Kenya’s urban landscape is bustling with signs of aspiration, from malls to gated estates, digital banks to private schools. On the surface, the middle class appears to be thriving. But beneath this gloss lies a fragile reality: much of Kenya’s so-called middle class is one emergency away from financial collapse. The Kenya National Bureau of Statistics (KNBS) defines the middle class as households earning between KES 23,670.0 and KES 199,999.0 per month.
The illusion of stability is often maintained through loans, digital credit apps, SACCO advances and salary overdrafts. While these tools offer short-term comfort, they also entrench a lifestyle that’s unsustainably funded. Many urban professionals live in rental homes whose cost exceeds 30.0% of their income, drive cars on asset finance and support extended families while juggling school fees and healthcare costs often without any form of long-term savings.
This situation isn’t unique to Kenya, but the economic pressures here are amplified by a combination of rising inflation, stagnant wage and an increasingly competitive job market. According to the Kenya National Bureau of Statistics (KNBS), formal employment opportunities remain scarce, particularly for the youth. As a result, a significant portion of the population is “middle class” only by consumption patterns and not by savings, investments or financial resilience.

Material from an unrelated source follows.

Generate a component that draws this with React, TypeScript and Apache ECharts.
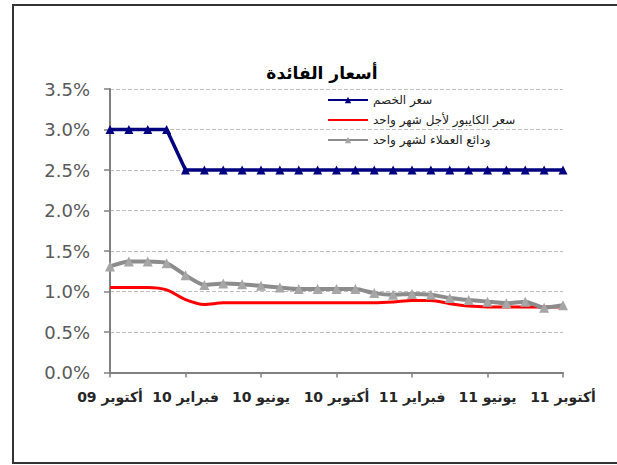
import React, { useEffect, useRef } from 'react';
import * as echarts from 'echarts';

const titleText = 'أسعار الفائدة';

const categories = [
  'أكتوبر 09', 'نوفمبر 09', 'ديسمبر 09', 'يناير 10', 'فبراير 10', 'مارس 10', 'أبريل 10', 'مايو 10', 'يونيو 10',
  'يوليو 10', 'أغسطس 10', 'سبتمبر 10', 'أكتوبر 10', 'نوفمبر 10', 'ديسمبر 10', 'يناير 11', 'فبراير 11',
  'مارس 11', 'أبريل 11', 'مايو 11', 'يونيو 11', 'يوليو 11', 'أغسطس 11', 'سبتمبر 11', 'أكتوبر 11',
];

const seriesNames = ['سعر الخصم', 'سعر الكايبور لأجل شهر واحد', 'ودائع العملاء لشهر واحد'];

const discountRate = [
  3.0, 3.0, 3.0, 3.0, 2.5, 2.5, 2.5, 2.5, 2.5, 2.5, 2.5, 2.5, 2.5,
  2.5, 2.5, 2.5, 2.5, 2.5, 2.5, 2.5, 2.5, 2.5, 2.5, 2.5, 2.5,
];

const kiborRate = [
  1.05, 1.05, 1.05, 1.02, 0.9, 0.84, 0.86, 0.86, 0.86, 0.86, 0.86, 0.86, 0.86,
  0.86, 0.86, 0.87, 0.89, 0.89, 0.85, 0.82, 0.81, 0.81, 0.81, 0.81, 0.81,
];

const depositRate = [
  1.31, 1.37, 1.37, 1.35, 1.2, 1.08, 1.1, 1.09, 1.07, 1.05, 1.03, 1.03, 1.03,
  1.03, 0.98, 0.96, 0.97, 0.96, 0.92, 0.895, 0.875, 0.855, 0.875, 0.8, 0.83,
];

const yMin = 0;
const yMax = 3.5;
const yStep = 0.5;

export default function App() {
  const ref = useRef<HTMLDivElement>(null);

  useEffect(() => {
    if (!ref.current) return;
    const chart = echarts.init(ref.current, undefined, { renderer: 'svg' });
    chart.setOption({
      animation: false,
      backgroundColor: '#ffffff',
      title: {
        text: titleText,
        left: 317,
        top: 59,
        textAlign: 'center',
        textStyle: { fontFamily: 'DejaVu Sans', fontSize: 17, fontWeight: 'bold', color: '#000000' },
      },
      legend: {
        orient: 'vertical',
        left: 322,
        top: 89,
        itemWidth: 40,
        itemHeight: 8,
        itemGap: 8,
        data: [
          { name: seriesNames[0] },
          { name: seriesNames[1], itemStyle: { color: 'rgba(0,0,0,0)', borderWidth: 0 } },
          { name: seriesNames[2] },
        ],
        textStyle: { fontFamily: 'DejaVu Sans', fontSize: 12, color: '#222222' },
      },
      graphic: [
        {
          type: 'rect',
          shape: { x: 13, y: 5, width: 640, height: 458 },
          style: { fill: 'none', stroke: '#333333', lineWidth: 2 },
          silent: true,
        },
      ],
      grid: { left: 110, right: 54, top: 89, bottom: 92.5 },
      xAxis: {
        type: 'category',
        data: categories,
        boundaryGap: false,
        axisLine: { lineStyle: { color: '#808080', width: 2 } },
        axisTick: { show: true, interval: 3, length: 5, lineStyle: { color: '#808080', width: 1.5 } },
        axisLabel: {
          interval: 3,
          margin: 17,
          fontFamily: 'DejaVu Sans',
          fontSize: 14,
          fontWeight: 'bold',
          color: '#262626',
        },
        splitLine: { show: false },
      },
      yAxis: {
        type: 'value',
        min: yMin,
        max: yMax,
        interval: yStep,
        axisLine: { show: true, lineStyle: { color: '#808080', width: 2 } },
        axisTick: { show: true, length: 6, lineStyle: { color: '#808080', width: 1.5 } },
        axisLabel: {
          margin: 20,
          fontFamily: 'DejaVu Sans',
          fontSize: 18,
          color: '#595959',
          formatter: (v: number) => v.toFixed(1) + '%',
        },
        splitLine: { show: true, lineStyle: { type: 'dashed', color: '#bfbfbf', width: 1 } },
      },
      series: [
        {
          name: seriesNames[1],
          type: 'line',
          data: kiborRate,
          smooth: 0.3,
          symbol: 'none',
          lineStyle: { color: '#ff0000', width: 3 },
          itemStyle: { color: '#ff0000' },
          z: 2,
        },
        {
          name: seriesNames[2],
          type: 'line',
          data: depositRate,
          smooth: 0.2,
          symbol: 'triangle',
          symbolSize: 10,
          lineStyle: { color: '#8c8c8c', width: 4 },
          itemStyle: { color: '#a6a6a6' },
          z: 3,
        },
        {
          name: seriesNames[0],
          type: 'line',
          data: discountRate,
          symbol: 'triangle',
          symbolSize: 9,
          lineStyle: { color: '#000080', width: 3.5 },
          itemStyle: { color: '#000080' },
          z: 4,
        },
      ],
    });
    return () => chart.dispose();
  }, []);

  return (
    <div
      ref={ref}
      style={{ position: 'fixed', left: 0, top: 0, width: 617, height: 465 }}
    />
  );
}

Moreover, social pressure plays a powerful role. In an age of curated digital lifestyles, there’s immense pressure to look successful; to dress well, eat out and take children to “good schools” even when it stretches the household budget. These choices often erode opportunities for true wealth-building, like owning property, investing in pension schemes or building emergency funds.

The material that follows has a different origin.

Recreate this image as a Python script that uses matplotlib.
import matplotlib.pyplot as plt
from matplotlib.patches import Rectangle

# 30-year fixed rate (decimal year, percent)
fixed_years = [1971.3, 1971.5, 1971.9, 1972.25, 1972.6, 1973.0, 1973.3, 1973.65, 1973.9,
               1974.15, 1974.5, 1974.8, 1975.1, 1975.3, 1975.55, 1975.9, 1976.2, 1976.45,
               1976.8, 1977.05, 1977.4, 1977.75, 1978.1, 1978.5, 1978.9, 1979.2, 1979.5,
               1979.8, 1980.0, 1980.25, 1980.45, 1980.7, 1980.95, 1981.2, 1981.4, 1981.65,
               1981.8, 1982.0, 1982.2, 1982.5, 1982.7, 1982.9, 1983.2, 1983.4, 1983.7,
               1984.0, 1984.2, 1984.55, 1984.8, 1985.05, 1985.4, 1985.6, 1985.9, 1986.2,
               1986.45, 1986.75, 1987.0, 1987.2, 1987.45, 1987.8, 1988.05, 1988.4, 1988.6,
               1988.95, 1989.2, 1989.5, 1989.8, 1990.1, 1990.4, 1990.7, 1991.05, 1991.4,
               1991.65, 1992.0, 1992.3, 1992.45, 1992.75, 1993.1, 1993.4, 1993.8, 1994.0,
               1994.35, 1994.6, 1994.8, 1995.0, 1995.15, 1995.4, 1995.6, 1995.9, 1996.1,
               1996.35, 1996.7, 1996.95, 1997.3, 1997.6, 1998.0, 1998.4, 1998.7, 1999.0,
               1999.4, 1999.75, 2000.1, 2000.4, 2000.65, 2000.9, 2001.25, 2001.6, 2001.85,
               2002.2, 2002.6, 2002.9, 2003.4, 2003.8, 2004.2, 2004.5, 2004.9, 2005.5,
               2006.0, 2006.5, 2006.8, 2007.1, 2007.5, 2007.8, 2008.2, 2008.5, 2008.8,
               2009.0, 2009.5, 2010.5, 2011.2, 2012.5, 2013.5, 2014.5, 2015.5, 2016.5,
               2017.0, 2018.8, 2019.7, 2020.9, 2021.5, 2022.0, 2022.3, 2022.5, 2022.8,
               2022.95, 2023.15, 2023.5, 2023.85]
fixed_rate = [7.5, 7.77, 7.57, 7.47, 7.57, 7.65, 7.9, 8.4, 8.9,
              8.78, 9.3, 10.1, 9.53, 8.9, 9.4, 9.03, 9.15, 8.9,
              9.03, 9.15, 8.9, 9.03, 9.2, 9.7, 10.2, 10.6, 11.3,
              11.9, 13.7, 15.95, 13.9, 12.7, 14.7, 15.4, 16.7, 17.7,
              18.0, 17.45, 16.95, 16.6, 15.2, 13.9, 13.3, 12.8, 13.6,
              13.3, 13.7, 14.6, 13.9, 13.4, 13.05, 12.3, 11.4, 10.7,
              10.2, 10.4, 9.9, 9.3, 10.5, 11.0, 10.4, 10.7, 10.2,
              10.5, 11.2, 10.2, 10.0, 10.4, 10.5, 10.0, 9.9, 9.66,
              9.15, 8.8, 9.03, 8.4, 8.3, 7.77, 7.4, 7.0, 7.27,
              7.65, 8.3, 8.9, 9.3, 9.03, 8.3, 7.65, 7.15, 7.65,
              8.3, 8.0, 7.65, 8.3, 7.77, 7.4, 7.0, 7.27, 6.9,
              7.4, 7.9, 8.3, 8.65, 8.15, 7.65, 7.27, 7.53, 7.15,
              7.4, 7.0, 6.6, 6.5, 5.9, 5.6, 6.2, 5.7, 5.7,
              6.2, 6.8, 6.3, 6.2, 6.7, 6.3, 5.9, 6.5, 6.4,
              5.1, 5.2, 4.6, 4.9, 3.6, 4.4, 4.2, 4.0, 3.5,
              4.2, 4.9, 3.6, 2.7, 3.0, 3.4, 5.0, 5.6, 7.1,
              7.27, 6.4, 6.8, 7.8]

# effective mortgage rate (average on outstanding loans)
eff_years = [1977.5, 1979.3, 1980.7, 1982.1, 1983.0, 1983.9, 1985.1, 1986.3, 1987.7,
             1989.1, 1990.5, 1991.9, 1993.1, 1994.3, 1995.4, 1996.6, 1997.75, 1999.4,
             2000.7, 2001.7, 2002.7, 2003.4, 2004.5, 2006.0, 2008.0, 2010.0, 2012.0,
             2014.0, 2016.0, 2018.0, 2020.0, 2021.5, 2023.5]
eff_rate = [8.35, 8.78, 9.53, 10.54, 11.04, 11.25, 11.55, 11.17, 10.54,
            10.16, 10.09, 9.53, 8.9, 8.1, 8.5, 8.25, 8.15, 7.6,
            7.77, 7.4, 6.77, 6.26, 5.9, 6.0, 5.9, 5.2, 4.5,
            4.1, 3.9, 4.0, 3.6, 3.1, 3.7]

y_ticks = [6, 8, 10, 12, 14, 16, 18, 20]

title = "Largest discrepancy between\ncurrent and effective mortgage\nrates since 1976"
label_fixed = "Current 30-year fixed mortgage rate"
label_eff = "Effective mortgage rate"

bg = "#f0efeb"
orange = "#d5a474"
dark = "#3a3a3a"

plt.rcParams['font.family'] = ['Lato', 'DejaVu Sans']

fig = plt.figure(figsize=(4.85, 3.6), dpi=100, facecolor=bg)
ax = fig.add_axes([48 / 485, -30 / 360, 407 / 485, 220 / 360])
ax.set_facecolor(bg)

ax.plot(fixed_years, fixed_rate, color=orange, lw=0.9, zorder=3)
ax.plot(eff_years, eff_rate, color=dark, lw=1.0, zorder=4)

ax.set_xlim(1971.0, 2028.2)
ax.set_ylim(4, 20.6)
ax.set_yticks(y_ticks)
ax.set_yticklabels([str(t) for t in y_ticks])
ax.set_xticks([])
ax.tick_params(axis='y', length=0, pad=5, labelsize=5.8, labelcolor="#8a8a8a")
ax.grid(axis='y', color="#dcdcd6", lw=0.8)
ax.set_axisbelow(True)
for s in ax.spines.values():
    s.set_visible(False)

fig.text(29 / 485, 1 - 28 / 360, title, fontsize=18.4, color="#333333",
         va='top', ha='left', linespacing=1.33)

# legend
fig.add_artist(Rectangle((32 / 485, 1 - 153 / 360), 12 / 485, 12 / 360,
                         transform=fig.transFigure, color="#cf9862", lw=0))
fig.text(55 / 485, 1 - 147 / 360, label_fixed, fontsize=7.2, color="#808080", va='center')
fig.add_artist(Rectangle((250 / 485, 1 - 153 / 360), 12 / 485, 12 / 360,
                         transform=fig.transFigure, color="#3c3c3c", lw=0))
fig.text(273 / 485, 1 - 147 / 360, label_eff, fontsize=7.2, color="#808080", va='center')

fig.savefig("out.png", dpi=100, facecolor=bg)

To shift the narrative, Kenya’s middle class must redefine success. It’s time to prioritize financial literacy, delayed gratification and long-term planning over image-driven consumption. Tools like budgeting apps, investment platforms and employer-backed pension schemes are underused resources that can help reverse the trend.
The real measure of middle-class success should be the ability to weather a job loss without panic, to fund a child’s education without debt and to retire with dignity, not the ability to lease a car or fly to the Coast for a long weekend.
In Kenya’s current economy, comfort must be built, not borrowed.